According to a U.S. House of Representatives report, most shelters and hospitals lacked adequate food or potable water for days after the hurricane's landfall. The mayor called the Superdome a "refuge of last resort," not intended to house and provide food and water for thousands of people over several days. Other evacuation points, like the Ernest N. Morial Convention Center, lacked food or water. A September 2005 USA Today editorial claimed that "every level of government that was supposed to prepare for the storm and its aftermath failed miserably."

And the disasters kept coming. CNN reported that in 2008 - the year of hurricanes Ike and Gustav - there was a major hurricane every month from July to November in the North Atlantic.

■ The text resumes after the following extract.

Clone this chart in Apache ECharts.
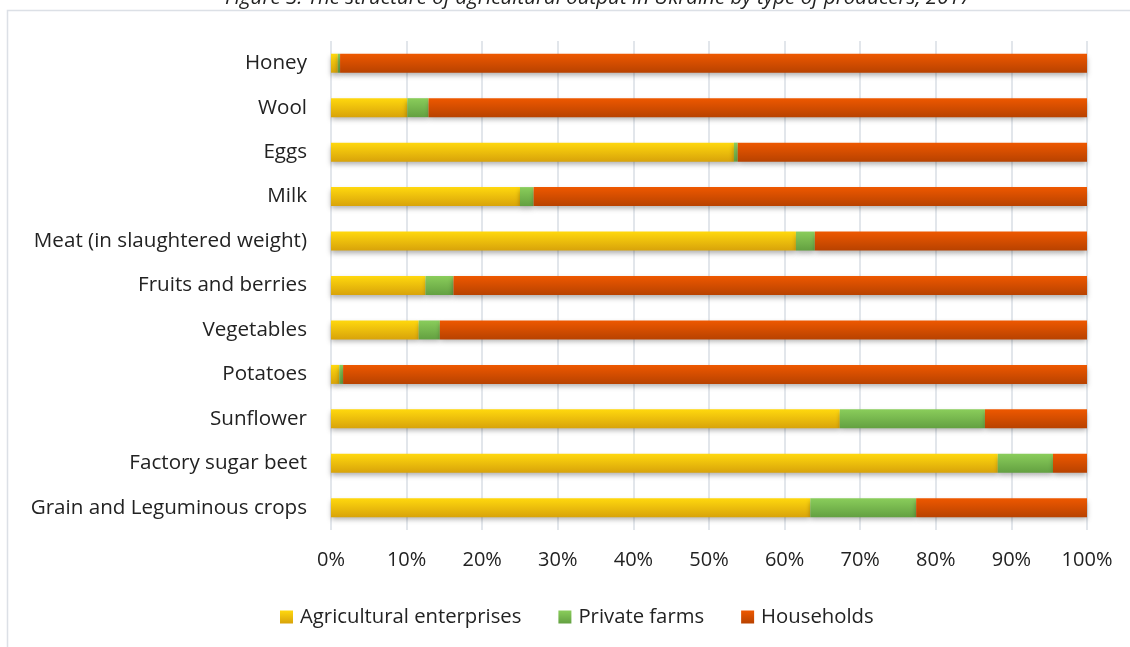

"In 2008, when Ike and Gustav hit Louisiana and Texas, there were multiple problems in the delivery of feeding," said Michael Whitehead, the state mass care officer for the Florida Department of Business and Professional Regulation. "The food was getting to the people, but the process was very ugly, and there was a lot of unnecessary pain and suffering by the emergency managers."

So he and some colleagues got to thinking - what if there were a way for disaster responders to coordinate feeding efforts whenever crises occur that are too big for one organization to handle? They convened following the 2008 hurricane season and after a lengthy brainstorming process, composed the Multi-Agency Feeding Plan Template, a document designed to make mass feeding across jurisdictions easier.

"Past disasters like Hurricane Ike and earlier mass feeding efforts have taught us that a comprehensive plan that includes our federal, state and local partners, including the private sector, is vital to making sure that people are fed during and in the aftermath of a disaster," said Peggy Mott, a specialist in mass care at FEMA.